カウンセリングのほうは、丁寧に話を聞いてもらえるのは良いけど、それで回復しているという実感を得ることはできなかったので、オマケ程度に考えておこうという感じでした。
カウンセラーさんも結局は他人なので、話し相手になってもらって気分転換はできても、根本的な解決にはならないというのが私の感想です。
自分のことはやはり、自分で考えるしかありません。
そしてこの機会に、メンタルヘルスについて少し勉強しました。
一度なったら「気の持ちよう」ではどうにもならないことや、繊細な人だけでなく、私のような図太い性格でも関係無く発症すると知りました。
ちゃんとした(?)うつ病ではないけど抑うつ状態に片足でも突っ込む体験をしたことにより、新たな知識を得ることができたのは良かったです。
寛解はしたけど完治はしなかった
予定通りに治療を終えると「まあこんなもんか」と納得できるくらいには回復しました。最後の通院の日に、病院から「必要になった時はまた来てください」と言われましたが、その後はもう通院していません。
最初は、命には代えられないと思って治療費を支払いましたが、やっぱりバカ高いわコレと冷静になったのと、そもそもこれって「寛解」することはあっても「完治」は無理なのでは?と、この先どんなに治療しても「こうなる前の元通りの私」には絶対に戻らないだろうという確信がありました。
でも、とりあえず希死念慮のような苦しい症状は無くなりました。
人はいつか絶対に死ぬので、慌てる必要はありません。
生きているうちは生きていればいいのです。
治療を続けなかった理由
実のところ「こうなる前の元通りの私」とは言うけれど、本当に元に戻りたいかというと、それもなんか違うのです。
私は子供の頃から「自分と言えばコレ!」という趣味(オタク趣味)を持っていたので、昔は、夢中になれるものが無い人を見下していました。
でも、別に趣味なんて無くても、普通に生きている人はたくさんいます。
目標や生きがいがあることが偉いわけではないのです。
やる気や情熱があることは、決して良いことばかりではありません。
本気で大好きなものがあって、それに夢中になることで、私生活を犠牲にしたり、周囲の人を傷付けたりすることもあります。
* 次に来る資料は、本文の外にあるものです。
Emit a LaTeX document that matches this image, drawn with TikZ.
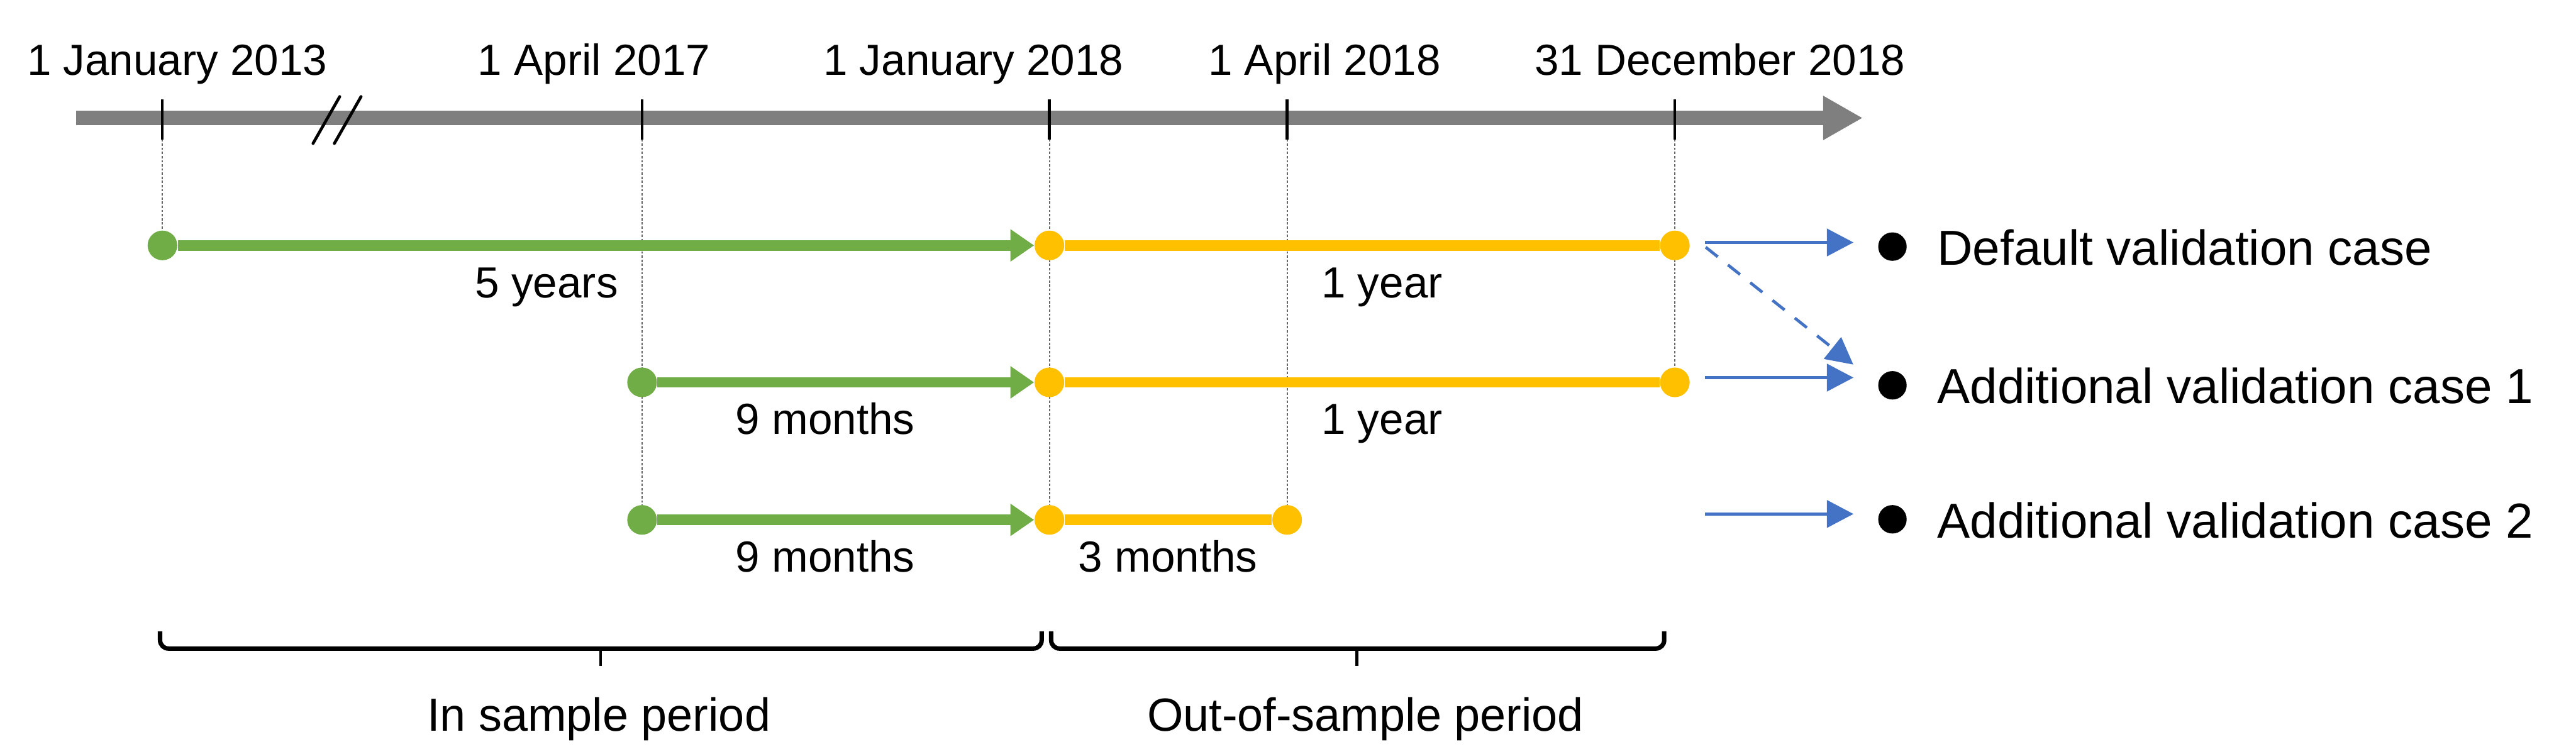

自分が抑うつ状態になってみて、初めてこのことに気付きました。
私も、趣味のために犠牲にしたものがありましたが、昔は自分のやりたいことが最優先でした。今は、そこまでしてやりたいことが無いので平和なものです。私が静かになって安心している人もきっといるはずです。
最初は、趣味が楽しくなくなったり、気力を無くして死にたくなったことに絶望しましたが、その体験のおかげで落ち着くことができました。
まあ、抑うつ状態なんか体験しなくても落ち着いている人は普通にいるので代償が大きすぎますが、そこは私がアホなので仕方が無かったのです。
おわりに
抑うつ状態を体験した後の私は、オタク趣味はもちろんのこと、他のことをしても「我を忘れて夢中になる」ことはできなくなりました。
過去に大好きだったものの記憶はまだ残っていますが、当時と同じ気持ちになることはもうできません。
よく、うつ状態のセルフチェックテストなどで「好きなことをしても楽しくない状態が2週間続いたら~」とか書いてありますが、私は2016年頃からずっと、そういう精神状態のままです。
でも、心から何かに夢中になれない寂しさはあっても、毎日規則正しく生活していますし、新しく得た価値観も気に入っています。
やはり世間で言うところの「うつ病」とは何か違うので、結局何だったんだろうなと思いつつ、結果的にこの体験はできて良かったと思っています。
どんな状態になっても、私は一生、私と付き合っていくしかありません。